The romantic image of news trading — a sharp-eyed punter spotting a tweet and machine-gunning bets before anyone else — is mostly fiction for retail traders. You will not beat the syndicates and the priced-in feeds on raw speed. What you can beat them on is preparation and discipline in a handful of structurally slow-to-react markets. That distinction is the entire article.

Where the edge in news trading actually is

The edge in news trading is not speed — it's anticipation plus the few markets where the reaction is genuinely delayed or overdone. If your only plan is to be faster than everyone else at reading a headline, you have no plan, because professional money and automated feeds will always beat your reaction time. The real edges are narrower and more interesting.

The first edge is knowing the second-order consequence before the crowd. When a non-runner is declared in a horse race, the obvious reaction is that the non-runner's price vanishes. The tradeable reaction is what happens to the other runners, especially the new favourite and the horses whose run style was shaped by the absent one. The crowd reprices the headline; the prepared trader has already worked out the knock-on. The second edge is the overreaction — markets routinely lurch too far on dramatic news and drift back, which we cover in depth in finding market overreactions. The third is simply being positioned correctly before predictable news windows, like the team-sheet release an hour before kick-off.

The four news types that move exchange prices

Four categories of news do almost all the repricing on the exchange, and each behaves differently. Treating them as one undifferentiated blob is the beginner's mistake.

Non-runners and withdrawals (racing)

A declared non-runner is the cleanest news event on the exchange because it's binary and official. The withdrawn horse's money has to go somewhere, and the market redistributes it across the remaining runners — not evenly, but weighted toward the new favourite and similar-profile horses. Because the Betfair market and the on-course/SP markets don't always reprice in perfect lockstep, there's a brief window where the exchange overshoots or lags. This is the most reliably tradeable news event for a retail trader, which is why my worked example below uses one.

Team news and line-ups (football)

Team sheets drop on a known schedule — roughly an hour before kick-off in most leagues — so this isn't really "breaking" news; it's scheduled news with an unknown payload. A key striker rested, a keeper injured in the warm-up, a surprise formation: each shifts the match odds, over/under and correct-score markets. Because the timing is known, you can be sitting on the market ready, which removes the speed disadvantage almost entirely.

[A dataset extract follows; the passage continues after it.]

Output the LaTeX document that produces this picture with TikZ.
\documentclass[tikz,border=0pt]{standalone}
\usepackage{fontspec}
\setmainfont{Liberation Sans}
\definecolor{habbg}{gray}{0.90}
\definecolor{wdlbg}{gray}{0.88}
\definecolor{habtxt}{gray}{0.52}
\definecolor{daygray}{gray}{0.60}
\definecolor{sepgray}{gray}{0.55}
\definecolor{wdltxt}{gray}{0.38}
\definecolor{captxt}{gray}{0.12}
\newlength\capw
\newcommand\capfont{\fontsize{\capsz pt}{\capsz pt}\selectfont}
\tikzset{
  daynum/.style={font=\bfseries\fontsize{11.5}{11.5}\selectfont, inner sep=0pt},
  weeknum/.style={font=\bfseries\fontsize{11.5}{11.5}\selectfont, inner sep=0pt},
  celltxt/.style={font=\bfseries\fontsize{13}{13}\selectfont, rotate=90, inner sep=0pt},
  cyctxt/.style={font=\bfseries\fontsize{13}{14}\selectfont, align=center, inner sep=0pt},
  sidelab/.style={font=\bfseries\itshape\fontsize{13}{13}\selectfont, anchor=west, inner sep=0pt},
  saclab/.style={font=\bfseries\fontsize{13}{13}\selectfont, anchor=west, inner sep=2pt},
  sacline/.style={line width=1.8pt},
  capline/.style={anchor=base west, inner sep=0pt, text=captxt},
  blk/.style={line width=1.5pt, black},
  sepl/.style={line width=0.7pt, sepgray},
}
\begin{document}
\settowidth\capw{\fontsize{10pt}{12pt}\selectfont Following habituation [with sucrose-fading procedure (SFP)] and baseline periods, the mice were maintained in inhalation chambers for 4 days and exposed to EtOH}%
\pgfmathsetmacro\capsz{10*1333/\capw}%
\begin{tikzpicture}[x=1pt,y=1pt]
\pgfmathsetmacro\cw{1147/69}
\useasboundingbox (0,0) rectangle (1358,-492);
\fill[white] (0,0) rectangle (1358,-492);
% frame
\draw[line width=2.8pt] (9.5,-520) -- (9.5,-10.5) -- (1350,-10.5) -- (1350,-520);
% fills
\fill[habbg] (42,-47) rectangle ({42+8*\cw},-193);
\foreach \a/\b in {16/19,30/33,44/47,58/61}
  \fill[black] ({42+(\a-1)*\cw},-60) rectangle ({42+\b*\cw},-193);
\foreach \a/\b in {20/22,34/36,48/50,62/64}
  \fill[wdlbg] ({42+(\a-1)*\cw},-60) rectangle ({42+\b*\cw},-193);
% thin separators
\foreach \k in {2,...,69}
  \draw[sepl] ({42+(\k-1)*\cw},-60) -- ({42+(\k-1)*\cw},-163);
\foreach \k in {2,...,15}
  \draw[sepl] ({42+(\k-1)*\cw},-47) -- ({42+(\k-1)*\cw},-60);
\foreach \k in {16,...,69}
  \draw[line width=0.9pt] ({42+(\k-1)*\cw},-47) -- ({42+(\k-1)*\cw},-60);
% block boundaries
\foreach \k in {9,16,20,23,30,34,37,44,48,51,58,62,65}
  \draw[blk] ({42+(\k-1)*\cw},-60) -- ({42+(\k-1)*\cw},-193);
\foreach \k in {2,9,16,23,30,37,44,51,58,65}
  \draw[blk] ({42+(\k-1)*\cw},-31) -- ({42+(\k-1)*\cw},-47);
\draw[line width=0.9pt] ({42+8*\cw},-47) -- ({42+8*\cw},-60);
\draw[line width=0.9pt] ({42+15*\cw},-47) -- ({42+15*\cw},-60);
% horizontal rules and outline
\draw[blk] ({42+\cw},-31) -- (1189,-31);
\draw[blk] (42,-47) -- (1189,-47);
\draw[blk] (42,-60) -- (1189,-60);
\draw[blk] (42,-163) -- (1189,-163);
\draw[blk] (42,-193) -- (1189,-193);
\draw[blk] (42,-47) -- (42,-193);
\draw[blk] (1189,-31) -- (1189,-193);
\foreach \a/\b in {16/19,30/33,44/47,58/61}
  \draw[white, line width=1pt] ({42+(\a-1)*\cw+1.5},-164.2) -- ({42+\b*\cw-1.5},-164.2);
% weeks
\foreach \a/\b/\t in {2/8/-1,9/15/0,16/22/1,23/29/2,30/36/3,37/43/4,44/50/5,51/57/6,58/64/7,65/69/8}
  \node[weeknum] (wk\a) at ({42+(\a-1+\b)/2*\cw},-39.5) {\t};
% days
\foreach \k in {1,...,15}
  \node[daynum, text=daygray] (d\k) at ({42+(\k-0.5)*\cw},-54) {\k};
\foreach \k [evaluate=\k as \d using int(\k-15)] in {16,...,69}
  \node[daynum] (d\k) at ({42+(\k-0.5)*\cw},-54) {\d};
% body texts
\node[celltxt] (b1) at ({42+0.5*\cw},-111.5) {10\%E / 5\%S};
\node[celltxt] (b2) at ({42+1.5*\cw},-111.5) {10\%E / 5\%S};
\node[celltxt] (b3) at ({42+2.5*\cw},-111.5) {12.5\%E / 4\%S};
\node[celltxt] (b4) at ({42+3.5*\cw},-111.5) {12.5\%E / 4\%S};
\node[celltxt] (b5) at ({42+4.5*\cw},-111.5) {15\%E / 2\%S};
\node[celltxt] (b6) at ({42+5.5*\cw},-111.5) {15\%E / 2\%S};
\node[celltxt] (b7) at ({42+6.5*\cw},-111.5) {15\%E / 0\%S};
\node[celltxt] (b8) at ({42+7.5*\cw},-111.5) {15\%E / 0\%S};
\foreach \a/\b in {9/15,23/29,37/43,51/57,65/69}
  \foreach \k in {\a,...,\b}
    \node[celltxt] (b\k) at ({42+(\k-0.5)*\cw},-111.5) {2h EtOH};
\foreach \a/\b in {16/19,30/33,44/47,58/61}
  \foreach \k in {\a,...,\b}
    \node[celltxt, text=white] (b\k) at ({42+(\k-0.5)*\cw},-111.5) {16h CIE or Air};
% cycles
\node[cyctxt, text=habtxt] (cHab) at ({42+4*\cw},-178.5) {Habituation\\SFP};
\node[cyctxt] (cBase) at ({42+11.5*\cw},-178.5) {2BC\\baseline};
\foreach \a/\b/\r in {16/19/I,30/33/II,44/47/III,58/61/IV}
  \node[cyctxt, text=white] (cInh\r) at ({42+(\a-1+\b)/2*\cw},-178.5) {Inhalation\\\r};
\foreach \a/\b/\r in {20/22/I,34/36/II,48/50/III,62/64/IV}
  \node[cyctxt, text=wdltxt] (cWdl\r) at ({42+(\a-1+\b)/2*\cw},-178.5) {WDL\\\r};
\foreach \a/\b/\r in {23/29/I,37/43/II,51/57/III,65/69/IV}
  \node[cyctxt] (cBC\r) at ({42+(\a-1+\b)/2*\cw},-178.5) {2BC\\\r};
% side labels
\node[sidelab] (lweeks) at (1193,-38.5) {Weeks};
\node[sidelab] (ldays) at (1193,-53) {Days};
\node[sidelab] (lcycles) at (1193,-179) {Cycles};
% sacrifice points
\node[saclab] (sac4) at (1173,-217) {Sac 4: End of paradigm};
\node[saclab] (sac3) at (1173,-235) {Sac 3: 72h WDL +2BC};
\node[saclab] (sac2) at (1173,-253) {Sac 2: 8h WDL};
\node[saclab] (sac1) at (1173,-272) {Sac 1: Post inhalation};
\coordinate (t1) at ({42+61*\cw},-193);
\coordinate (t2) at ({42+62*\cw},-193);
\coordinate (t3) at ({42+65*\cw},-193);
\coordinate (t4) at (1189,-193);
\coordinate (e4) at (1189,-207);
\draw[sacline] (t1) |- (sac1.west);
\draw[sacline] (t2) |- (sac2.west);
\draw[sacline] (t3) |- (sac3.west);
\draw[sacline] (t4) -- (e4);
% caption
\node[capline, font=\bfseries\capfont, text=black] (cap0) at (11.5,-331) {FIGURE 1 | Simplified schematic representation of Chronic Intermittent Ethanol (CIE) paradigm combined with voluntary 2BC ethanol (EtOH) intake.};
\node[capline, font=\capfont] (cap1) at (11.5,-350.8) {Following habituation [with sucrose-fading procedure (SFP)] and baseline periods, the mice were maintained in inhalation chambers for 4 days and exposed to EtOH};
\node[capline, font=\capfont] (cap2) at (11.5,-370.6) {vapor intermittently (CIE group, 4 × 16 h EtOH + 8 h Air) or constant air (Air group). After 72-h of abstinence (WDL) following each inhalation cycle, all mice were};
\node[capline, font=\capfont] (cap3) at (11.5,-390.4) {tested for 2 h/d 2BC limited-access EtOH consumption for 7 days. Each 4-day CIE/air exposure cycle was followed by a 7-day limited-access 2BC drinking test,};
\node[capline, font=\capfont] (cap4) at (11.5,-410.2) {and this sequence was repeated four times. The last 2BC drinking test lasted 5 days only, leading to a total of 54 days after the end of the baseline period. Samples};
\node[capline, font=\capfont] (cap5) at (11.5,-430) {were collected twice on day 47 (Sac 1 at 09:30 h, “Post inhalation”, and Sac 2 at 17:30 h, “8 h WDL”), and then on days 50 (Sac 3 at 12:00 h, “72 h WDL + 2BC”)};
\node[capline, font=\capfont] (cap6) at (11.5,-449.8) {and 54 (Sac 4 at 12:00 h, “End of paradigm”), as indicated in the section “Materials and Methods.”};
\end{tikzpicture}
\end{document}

In-running incidents (all sports)

Goals, red cards, breaks of serve, a horse hitting the front — these are news events that happen inside a live market and gap the price violently. They're the hardest to trade because the picture-feed delay (your TV or stream is several seconds behind the live market) means the price has usually already moved before you "see" the event. We treat these as a separate discipline in in-play trading.

Weather and conditions

Underrated and slow-moving. A going change at a turf meeting, wind at a links golf course, rain forecast for a cricket innings — these reprice gradually as the market digests them, which makes them the most forgiving news type for a trader who isn't lightning-fast. The going report that turns a fast-ground specialist into a doubt is news; it just doesn't arrive as a dramatic alert.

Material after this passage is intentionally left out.